Clawbacks and Startups Don’t Mix
This post originally appeared in TechCrunch in 2011.
The story emanating from the Zynga is a wake-up call for startups.
Reports allege the company threatened to reclaim stock options originally granted to employees who, in the eyes of the company, were not performing to levels on par with their equity holdings. I don’t know what’s true and what’s not about the Zynga news. Therefore, I’m not going to comment on the particulars of those specific allegations in this post. That said, however, something is clearly going on and spreading around the developer community, and if the Hacker News community is any indicator, this earthquake could have powerful, plate-shifting aftershocks.
Last year, one of our family friends was let go from a job at a small but successful hedge fund in New York City. His path to the fund was not rosy. He struggled to get into and out of college. He scraped by to get his accounting license. He worked at a big accounting company for a decade and, it turns out, happened to be so good at his craft that he randomly caught the eye of one of New York’s most powerful financiers. He was recruited, offered a plum gig (with grueling hours), jumped ship, let go of his consistent paychecks, and took on considerable risk with a small team to help build a new hedge fund in the middle of the 2008 collapse. Then, a few weeks before his carry in the fund was to be paid out, he was approached by Mr. Number Two, plainly told he’d be fired with a year’s severance, and told to grab his belongings. “It’s just business.”
He was crushed. The dollar amount aside, he couldn’t understand why this would happen.
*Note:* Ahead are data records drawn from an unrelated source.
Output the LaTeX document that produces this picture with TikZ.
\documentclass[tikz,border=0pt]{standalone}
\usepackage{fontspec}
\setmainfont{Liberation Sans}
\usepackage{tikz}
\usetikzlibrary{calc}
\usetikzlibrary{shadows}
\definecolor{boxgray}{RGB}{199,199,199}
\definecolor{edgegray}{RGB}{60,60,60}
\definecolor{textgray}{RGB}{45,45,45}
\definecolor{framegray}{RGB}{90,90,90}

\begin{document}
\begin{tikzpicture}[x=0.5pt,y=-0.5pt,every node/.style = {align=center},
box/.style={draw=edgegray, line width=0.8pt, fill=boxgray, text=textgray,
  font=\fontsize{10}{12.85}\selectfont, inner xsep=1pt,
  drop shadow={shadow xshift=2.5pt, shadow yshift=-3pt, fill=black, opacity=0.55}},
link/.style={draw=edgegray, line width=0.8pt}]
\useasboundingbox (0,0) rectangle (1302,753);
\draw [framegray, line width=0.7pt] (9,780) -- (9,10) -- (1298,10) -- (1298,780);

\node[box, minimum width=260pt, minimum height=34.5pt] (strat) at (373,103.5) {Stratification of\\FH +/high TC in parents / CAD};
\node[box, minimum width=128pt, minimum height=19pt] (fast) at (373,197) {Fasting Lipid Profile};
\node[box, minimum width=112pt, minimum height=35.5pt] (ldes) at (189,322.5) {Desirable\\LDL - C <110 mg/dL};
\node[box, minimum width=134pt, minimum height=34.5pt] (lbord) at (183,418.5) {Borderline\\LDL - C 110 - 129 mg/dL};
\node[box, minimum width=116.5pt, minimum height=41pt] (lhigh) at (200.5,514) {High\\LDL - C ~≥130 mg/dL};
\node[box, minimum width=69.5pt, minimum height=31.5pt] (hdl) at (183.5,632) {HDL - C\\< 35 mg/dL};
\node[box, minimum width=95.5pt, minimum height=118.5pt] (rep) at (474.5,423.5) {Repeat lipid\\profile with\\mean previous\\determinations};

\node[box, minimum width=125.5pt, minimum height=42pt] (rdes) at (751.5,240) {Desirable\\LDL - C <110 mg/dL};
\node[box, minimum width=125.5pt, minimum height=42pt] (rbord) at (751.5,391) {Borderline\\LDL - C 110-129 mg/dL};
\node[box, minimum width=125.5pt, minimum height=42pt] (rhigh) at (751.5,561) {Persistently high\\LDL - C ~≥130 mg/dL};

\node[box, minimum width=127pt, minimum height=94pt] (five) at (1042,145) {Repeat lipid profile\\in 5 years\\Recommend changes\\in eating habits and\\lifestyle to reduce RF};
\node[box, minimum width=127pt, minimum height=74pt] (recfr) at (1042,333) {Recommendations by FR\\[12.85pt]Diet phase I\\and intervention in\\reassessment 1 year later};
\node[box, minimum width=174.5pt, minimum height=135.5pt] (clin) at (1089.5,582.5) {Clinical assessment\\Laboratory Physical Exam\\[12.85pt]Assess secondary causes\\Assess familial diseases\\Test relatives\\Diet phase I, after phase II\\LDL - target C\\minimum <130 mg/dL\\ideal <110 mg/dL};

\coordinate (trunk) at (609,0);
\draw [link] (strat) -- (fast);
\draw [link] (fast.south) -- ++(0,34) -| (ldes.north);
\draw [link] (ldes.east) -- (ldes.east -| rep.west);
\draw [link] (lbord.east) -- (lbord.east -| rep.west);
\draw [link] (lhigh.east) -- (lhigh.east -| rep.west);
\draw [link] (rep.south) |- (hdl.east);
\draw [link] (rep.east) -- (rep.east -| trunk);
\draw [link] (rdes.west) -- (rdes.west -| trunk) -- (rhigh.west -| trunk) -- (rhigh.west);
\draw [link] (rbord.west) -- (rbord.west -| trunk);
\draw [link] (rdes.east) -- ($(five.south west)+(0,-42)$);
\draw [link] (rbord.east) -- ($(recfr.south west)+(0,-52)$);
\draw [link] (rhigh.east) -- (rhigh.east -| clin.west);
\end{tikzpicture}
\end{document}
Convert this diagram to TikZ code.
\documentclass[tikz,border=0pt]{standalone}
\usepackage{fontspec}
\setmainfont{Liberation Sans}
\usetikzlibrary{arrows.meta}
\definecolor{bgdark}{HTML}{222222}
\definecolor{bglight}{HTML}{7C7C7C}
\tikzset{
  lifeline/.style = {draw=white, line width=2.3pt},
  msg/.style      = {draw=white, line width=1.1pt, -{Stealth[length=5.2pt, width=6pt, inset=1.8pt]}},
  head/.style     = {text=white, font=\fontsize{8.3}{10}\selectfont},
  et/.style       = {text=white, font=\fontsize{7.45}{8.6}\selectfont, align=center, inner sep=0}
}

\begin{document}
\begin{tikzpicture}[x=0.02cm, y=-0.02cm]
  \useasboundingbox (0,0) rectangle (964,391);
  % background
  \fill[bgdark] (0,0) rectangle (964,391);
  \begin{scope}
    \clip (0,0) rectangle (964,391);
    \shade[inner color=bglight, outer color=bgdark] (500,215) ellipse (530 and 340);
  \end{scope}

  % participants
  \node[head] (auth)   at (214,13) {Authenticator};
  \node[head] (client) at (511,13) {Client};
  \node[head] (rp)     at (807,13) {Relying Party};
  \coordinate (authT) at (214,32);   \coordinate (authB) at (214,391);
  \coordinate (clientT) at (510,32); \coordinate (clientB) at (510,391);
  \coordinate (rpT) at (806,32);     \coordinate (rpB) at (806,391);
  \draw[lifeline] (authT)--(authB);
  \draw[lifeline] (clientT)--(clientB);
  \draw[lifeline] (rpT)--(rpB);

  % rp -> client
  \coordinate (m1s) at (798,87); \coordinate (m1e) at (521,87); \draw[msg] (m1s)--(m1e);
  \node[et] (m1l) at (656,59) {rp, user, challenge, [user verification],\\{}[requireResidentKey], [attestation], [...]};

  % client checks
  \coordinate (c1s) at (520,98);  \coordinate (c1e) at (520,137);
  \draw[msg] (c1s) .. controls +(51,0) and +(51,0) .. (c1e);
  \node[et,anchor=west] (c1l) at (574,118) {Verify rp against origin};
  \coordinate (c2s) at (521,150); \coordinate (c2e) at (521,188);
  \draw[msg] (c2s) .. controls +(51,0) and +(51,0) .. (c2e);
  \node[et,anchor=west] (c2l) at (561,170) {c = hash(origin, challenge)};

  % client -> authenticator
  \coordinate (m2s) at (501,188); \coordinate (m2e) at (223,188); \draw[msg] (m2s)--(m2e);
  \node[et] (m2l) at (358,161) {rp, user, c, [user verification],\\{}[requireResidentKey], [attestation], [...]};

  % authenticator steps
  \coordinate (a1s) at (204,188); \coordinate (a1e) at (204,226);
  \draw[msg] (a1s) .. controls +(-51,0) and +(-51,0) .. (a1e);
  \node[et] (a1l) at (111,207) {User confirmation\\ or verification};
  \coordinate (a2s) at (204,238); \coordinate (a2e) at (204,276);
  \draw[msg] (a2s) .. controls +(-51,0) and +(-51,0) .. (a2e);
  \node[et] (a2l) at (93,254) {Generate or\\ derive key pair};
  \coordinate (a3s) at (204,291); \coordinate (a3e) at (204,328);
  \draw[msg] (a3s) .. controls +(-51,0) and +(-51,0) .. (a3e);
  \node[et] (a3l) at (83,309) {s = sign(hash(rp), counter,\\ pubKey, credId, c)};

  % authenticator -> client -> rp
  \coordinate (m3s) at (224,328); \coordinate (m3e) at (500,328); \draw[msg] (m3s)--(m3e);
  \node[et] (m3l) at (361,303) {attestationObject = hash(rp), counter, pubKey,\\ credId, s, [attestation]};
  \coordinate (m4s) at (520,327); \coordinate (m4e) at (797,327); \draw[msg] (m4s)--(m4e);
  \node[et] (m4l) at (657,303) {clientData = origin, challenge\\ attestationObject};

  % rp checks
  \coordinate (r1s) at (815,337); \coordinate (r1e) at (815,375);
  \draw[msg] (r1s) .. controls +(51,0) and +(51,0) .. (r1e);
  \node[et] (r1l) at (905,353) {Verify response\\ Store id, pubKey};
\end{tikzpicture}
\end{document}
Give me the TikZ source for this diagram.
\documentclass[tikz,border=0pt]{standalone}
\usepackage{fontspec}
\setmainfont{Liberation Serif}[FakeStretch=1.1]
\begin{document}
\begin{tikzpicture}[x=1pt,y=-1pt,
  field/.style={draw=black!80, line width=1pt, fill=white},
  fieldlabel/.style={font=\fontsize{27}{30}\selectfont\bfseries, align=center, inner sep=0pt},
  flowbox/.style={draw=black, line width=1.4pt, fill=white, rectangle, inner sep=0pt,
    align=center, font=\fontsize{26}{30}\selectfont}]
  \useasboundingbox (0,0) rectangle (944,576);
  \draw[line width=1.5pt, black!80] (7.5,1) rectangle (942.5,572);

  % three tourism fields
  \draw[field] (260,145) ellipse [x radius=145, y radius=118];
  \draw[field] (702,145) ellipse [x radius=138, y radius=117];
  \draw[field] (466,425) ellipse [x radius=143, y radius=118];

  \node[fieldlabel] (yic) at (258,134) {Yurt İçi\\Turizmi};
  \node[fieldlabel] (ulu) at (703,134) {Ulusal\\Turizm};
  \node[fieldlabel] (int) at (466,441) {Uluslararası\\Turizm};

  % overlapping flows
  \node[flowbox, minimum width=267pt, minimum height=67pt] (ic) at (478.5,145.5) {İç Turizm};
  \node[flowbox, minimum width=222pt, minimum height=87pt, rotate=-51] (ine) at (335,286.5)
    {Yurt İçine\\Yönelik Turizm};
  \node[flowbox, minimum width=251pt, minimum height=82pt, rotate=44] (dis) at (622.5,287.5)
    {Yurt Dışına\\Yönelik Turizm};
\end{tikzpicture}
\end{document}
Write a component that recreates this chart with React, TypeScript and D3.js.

He sought the advice of all of his mentors, most of whom shook their head in disbelief, dismay, and disgust, all saying some variation of, “it’s just business.” The opening scene in The Dark Knight depicts a bank robbery pulled off by a group of men, each of whom kill each other, one-by-one during the heist, until the only person standing is the Joker, the mastermind of the scheme. As one of the robbers says, “One less share.”
Startups are supposed to be different, right?
Startups are when people get together to build something new, to form new cultures, to help define a new type of workplace while collectively trying to solve a problem. In the riskiest part of these ventures — company formation and the early stage — startups and their shareholders recruit extremely talented people, mostly technical and some non-technical, on the promise of a potential deferred payoff through realized equity in exchange for a lower monthly salary and oftentimes insane work hours and demands. Yet, so many extremely qualified, passionate people are willing to forgo the safety of a consistent paycheck and defined-contribution retirement program to get into the game. When you step back and think about the dynamics, it’s pretty damn inspiring and what makes entrepreneurial ecosystems so exceptional.
The reality, however, is that startups are not immune to the Joker’s “one less share.”
In the world of non-unionized, at-will employment, shareholders and managers can terminate employment when they see fit, even at times when a significant payout looms. Sure, once a cliff is reached with respect to vesting of shares, an employee will accrue equity that is rightfully theirs. In some cases, there could be sensitive company intelligence that only the founders, executive management, and board members are aware of, such as a potential acquisition, merger, or details around a public offering. With that information, management could, hypothetically, have an incentive to look over the ledger and ponder a re-splitting the pie.
If the story from Zynga is true, and if equity “clawbacks” and attempts to reclaim shares (against threats of termination) are used as tactics to manage option pools and optimize for a policy of “one less share,” the repercussions from this could spread. It could be the line in the sand. Should any early-stage employee truly put their trust in an equity agreement or option grant issued by their new employer? Who will back them up when legal fees may be too daunting? Will management seek to retain talent with promises of equity instead of just hiring and firing the right people, in the best interest of the company?
These ideas dominated Hacker News and one story posted today had, on its own, close to 300 comments. In my four separate interactions with engineers today, the topic came up, and their reactions were not muted. They are paying attention to every potential actor in this story and what it could mean for their future gigs or when they start their own companies. While clawbacks seem to be known dangers in the world of finance, I’d like to believe that this ethos won’t creep into the startup world, an ecosystem that is certainly not perfect but is decidedly far too passionate to say “it’s just business.”